• _WRITTEN INSTRUCTION_
Pull every "size" line out of the data below.

• _GIVEN INFORMATION_
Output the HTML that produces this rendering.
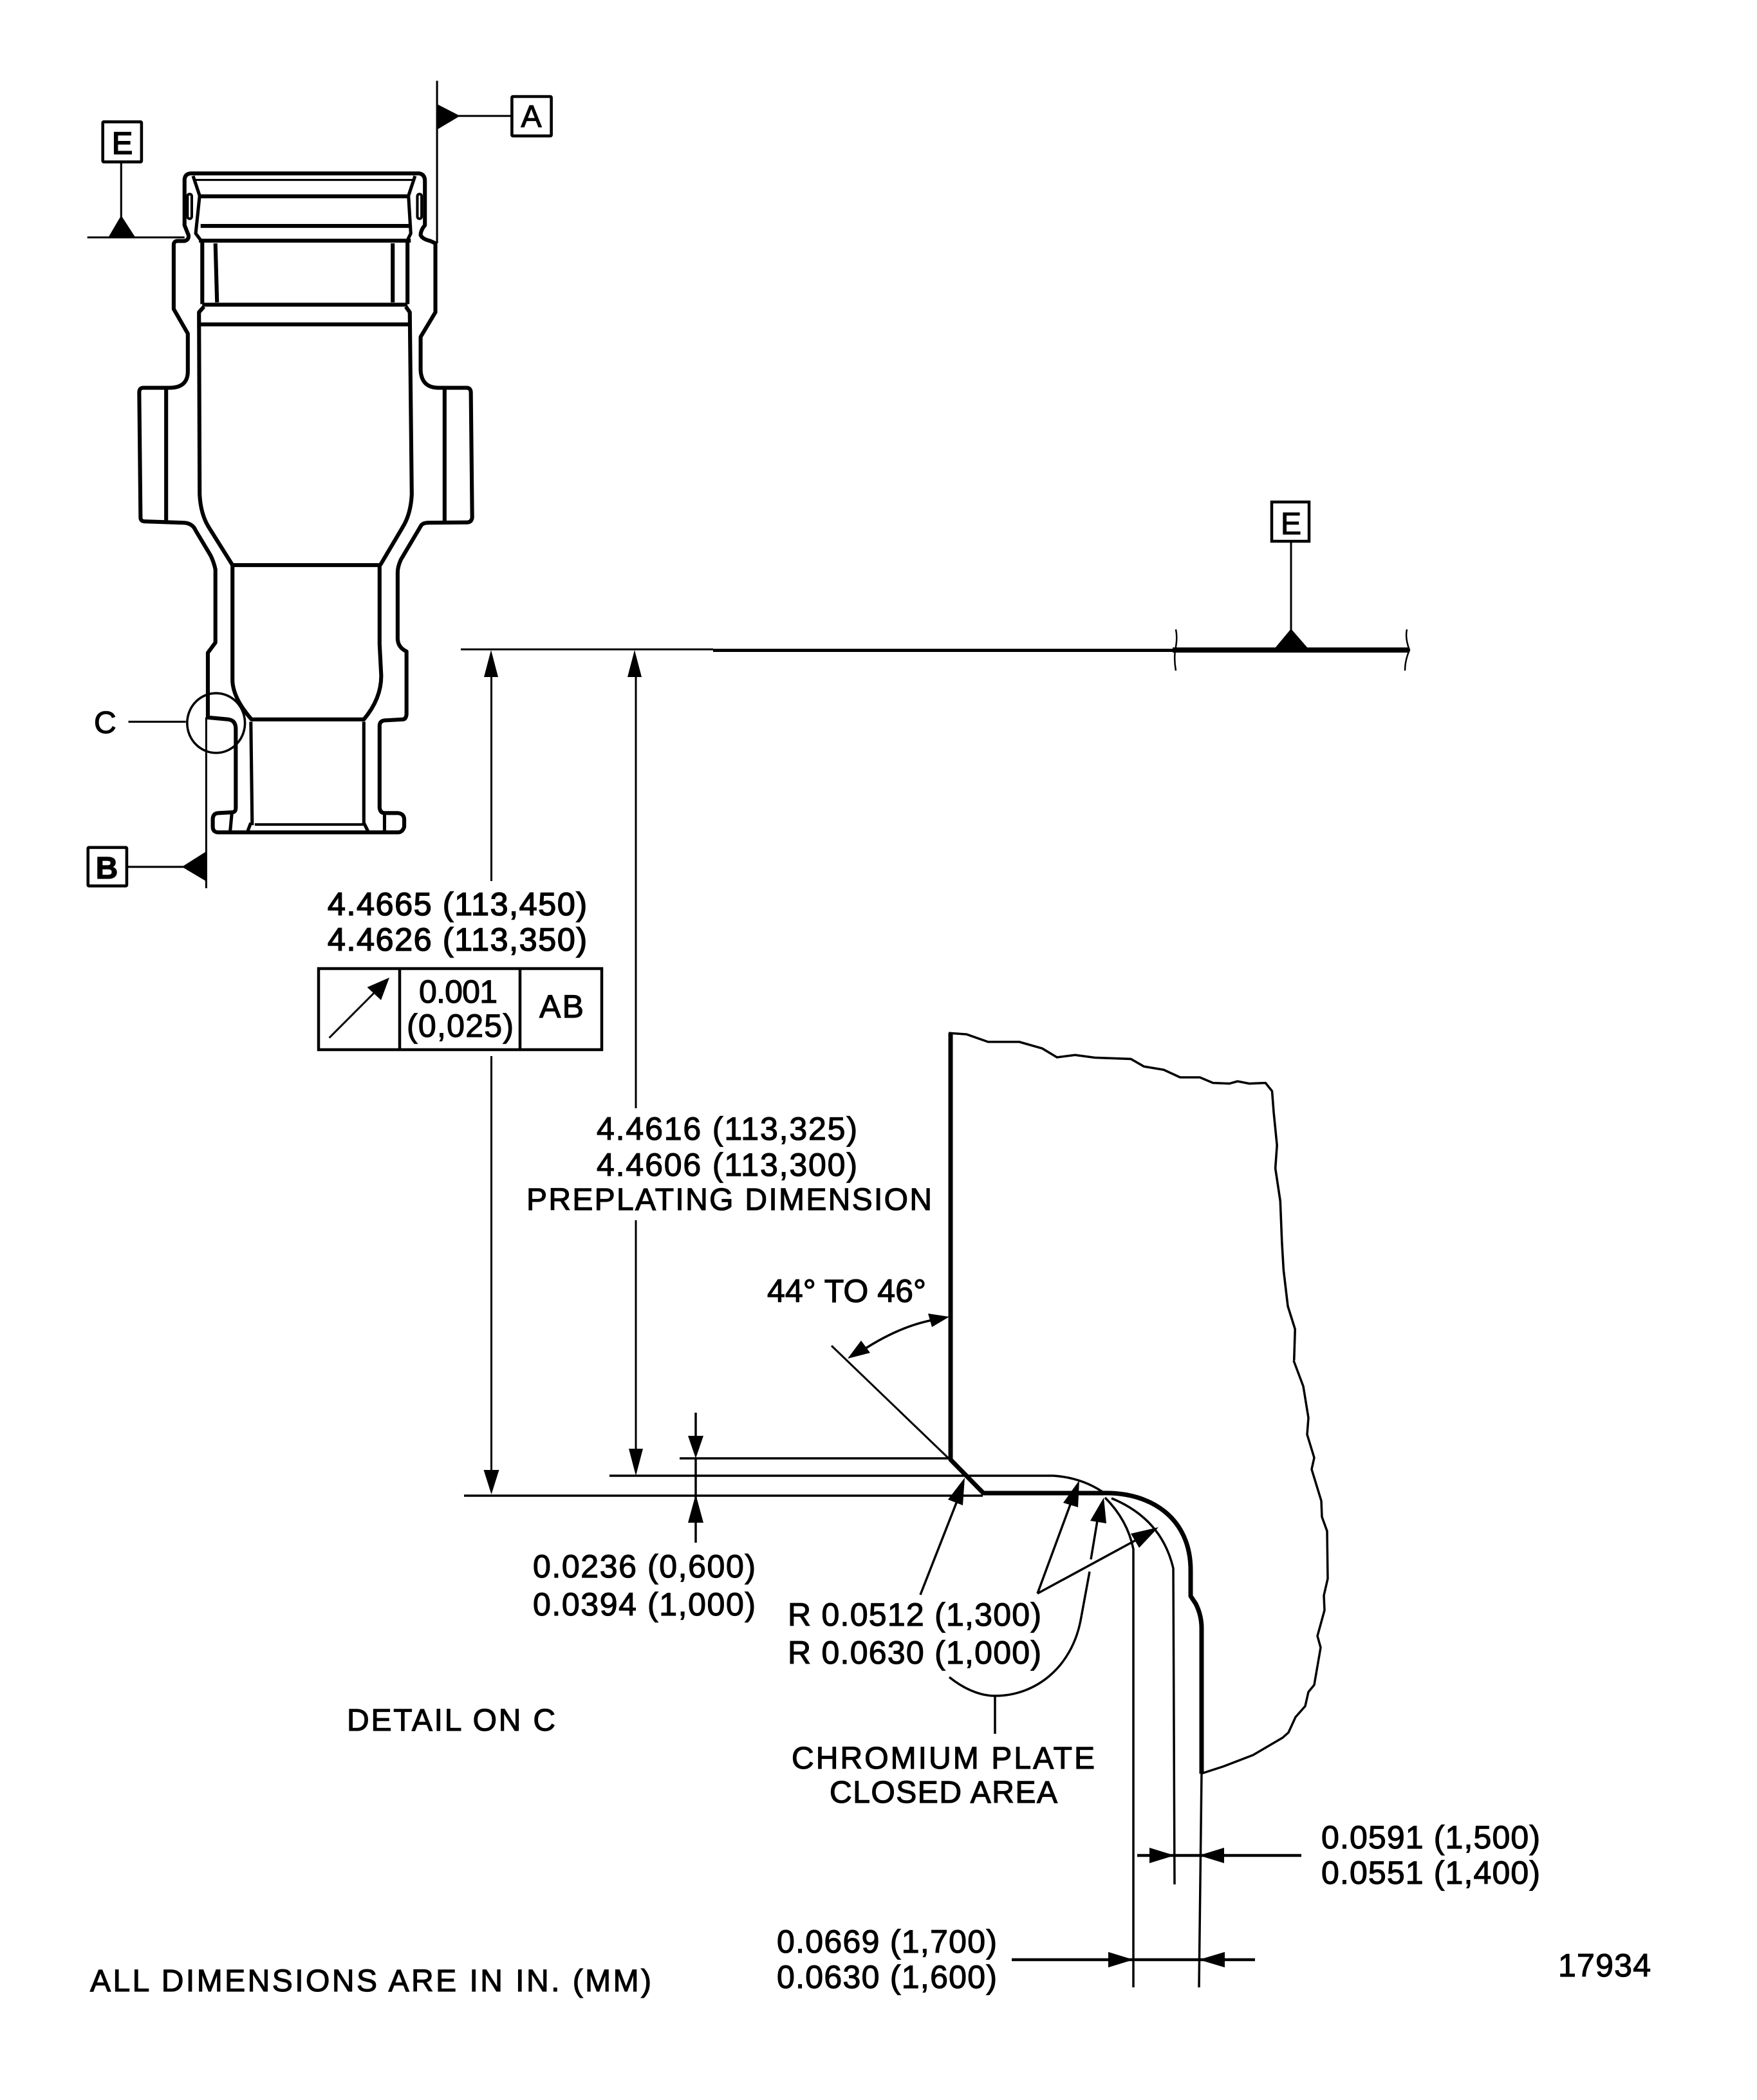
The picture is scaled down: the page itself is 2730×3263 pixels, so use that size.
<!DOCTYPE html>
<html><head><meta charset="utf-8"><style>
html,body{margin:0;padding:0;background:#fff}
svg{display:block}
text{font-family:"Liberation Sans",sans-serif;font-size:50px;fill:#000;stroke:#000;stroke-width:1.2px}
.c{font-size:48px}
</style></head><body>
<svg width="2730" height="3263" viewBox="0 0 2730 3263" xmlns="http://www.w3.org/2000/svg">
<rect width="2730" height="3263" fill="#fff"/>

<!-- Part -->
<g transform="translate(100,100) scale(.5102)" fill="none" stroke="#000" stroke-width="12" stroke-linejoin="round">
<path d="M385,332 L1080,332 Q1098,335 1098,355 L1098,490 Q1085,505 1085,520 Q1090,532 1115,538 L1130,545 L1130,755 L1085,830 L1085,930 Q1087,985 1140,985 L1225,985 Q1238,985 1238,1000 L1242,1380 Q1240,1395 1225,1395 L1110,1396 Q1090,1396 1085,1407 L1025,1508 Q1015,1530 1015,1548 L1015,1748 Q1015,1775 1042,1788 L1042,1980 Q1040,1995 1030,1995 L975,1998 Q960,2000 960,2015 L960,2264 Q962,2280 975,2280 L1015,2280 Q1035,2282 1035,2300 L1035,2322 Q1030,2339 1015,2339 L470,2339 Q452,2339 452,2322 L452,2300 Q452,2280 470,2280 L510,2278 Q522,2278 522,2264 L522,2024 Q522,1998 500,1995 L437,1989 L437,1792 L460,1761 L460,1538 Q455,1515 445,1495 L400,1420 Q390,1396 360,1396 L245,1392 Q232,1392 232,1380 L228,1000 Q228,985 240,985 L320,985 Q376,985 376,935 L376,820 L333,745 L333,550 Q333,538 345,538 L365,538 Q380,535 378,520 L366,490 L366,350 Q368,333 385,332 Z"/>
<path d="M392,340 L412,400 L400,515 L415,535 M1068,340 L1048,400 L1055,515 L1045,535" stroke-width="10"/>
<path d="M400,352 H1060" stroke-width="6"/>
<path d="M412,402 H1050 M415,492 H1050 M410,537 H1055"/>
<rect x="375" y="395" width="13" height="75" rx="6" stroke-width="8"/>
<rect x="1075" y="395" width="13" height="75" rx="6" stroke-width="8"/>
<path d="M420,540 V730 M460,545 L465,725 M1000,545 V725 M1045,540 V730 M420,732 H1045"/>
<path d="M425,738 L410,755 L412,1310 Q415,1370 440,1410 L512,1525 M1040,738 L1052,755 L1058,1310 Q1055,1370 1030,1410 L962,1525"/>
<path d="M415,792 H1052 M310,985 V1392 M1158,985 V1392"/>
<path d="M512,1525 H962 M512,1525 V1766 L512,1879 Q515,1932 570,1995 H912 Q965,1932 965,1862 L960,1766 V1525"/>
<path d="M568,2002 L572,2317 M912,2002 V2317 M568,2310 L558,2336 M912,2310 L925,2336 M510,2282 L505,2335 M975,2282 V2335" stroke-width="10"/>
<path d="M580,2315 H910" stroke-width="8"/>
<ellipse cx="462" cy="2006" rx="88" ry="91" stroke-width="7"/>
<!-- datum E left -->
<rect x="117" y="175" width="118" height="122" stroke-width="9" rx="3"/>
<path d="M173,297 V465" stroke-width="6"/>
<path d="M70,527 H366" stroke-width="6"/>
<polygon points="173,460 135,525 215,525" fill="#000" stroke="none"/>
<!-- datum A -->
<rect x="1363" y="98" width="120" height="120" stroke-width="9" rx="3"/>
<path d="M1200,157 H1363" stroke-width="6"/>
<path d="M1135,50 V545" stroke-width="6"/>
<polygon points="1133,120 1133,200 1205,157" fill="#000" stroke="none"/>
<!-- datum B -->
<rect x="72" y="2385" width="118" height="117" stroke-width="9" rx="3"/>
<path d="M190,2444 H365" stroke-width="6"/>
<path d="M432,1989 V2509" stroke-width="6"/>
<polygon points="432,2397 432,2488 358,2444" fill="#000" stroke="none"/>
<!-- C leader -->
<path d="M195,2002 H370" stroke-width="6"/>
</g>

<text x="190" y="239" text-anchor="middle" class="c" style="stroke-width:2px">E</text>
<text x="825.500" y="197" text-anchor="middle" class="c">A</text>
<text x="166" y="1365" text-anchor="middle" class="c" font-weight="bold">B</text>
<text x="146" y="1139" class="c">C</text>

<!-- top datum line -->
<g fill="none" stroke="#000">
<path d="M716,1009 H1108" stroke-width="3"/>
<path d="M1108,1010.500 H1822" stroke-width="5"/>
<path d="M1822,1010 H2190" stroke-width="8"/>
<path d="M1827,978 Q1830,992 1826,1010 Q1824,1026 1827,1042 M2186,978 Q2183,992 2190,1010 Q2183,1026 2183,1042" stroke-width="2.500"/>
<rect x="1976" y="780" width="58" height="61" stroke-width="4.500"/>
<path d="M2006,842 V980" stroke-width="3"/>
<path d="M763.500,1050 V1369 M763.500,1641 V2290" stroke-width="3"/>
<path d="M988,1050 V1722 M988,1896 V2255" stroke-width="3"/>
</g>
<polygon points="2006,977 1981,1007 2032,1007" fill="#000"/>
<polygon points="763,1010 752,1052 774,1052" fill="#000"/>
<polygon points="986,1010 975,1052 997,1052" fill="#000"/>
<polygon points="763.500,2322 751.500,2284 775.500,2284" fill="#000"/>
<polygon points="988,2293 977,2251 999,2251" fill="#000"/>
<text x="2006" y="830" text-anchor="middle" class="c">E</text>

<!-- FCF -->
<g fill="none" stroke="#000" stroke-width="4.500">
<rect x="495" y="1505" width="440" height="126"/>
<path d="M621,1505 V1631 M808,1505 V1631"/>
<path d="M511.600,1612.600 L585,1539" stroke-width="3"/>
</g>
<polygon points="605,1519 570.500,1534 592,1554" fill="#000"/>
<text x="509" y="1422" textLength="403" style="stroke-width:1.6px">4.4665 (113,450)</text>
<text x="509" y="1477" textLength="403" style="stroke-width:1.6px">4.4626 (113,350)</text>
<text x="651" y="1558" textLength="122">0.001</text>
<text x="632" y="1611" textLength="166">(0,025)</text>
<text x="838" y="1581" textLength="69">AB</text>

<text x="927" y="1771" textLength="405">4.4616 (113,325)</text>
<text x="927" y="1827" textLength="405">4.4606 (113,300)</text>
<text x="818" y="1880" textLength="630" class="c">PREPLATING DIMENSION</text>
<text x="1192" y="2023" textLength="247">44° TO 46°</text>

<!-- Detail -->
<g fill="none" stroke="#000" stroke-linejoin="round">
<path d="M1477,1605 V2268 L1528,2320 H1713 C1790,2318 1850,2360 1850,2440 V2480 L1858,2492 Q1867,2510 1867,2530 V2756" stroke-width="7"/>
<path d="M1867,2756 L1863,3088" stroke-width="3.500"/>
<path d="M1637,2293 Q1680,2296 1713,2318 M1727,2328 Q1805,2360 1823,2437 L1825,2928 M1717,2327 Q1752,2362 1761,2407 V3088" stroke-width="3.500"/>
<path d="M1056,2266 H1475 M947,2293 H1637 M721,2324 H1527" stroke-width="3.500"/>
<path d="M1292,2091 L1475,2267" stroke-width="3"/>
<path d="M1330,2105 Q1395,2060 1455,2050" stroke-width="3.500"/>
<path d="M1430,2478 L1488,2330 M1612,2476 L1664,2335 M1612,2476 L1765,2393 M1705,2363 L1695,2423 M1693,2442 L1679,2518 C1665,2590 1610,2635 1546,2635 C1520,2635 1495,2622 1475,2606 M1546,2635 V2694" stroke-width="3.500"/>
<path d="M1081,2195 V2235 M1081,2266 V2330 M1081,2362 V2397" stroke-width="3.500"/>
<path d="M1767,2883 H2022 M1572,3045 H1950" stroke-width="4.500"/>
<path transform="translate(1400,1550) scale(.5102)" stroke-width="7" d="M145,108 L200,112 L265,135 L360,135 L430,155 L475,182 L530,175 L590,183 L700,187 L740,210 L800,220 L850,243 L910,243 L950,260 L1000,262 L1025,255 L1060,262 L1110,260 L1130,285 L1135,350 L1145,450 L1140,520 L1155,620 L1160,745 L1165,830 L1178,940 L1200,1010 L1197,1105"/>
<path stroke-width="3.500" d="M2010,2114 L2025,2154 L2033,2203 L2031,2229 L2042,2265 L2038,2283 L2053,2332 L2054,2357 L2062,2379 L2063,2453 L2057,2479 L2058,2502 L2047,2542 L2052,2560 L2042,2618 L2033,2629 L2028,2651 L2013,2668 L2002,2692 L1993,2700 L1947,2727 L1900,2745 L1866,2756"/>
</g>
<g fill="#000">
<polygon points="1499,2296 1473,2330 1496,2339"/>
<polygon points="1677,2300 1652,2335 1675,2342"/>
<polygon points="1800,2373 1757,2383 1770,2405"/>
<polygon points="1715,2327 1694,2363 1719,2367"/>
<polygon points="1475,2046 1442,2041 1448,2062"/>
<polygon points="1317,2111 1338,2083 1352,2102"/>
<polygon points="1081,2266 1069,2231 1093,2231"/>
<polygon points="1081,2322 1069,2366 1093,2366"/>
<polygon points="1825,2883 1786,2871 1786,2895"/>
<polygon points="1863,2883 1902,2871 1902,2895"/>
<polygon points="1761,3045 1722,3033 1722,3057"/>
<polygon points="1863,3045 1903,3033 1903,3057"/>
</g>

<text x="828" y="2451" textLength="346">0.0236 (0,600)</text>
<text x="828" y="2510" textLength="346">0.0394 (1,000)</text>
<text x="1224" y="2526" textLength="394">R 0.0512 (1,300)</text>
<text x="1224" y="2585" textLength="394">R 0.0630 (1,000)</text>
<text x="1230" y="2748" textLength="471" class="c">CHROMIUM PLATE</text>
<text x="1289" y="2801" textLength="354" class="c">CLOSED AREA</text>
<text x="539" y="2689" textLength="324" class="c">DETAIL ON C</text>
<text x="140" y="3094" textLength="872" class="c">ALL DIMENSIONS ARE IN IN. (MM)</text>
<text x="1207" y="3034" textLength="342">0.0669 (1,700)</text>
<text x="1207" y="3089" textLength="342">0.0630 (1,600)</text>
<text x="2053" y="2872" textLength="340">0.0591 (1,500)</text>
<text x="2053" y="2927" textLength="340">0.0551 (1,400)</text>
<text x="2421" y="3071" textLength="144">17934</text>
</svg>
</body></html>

• _ANSWER FOR THIS EXERCISE_
The picture is scaled down: the page itself is 2730×3263 pixels, so use that size.
text{font-family:"Liberation Sans",sans-serif;font-size:50px;fill:#000;stroke:#000;stroke-width:1.2px}
.c{font-size:48px}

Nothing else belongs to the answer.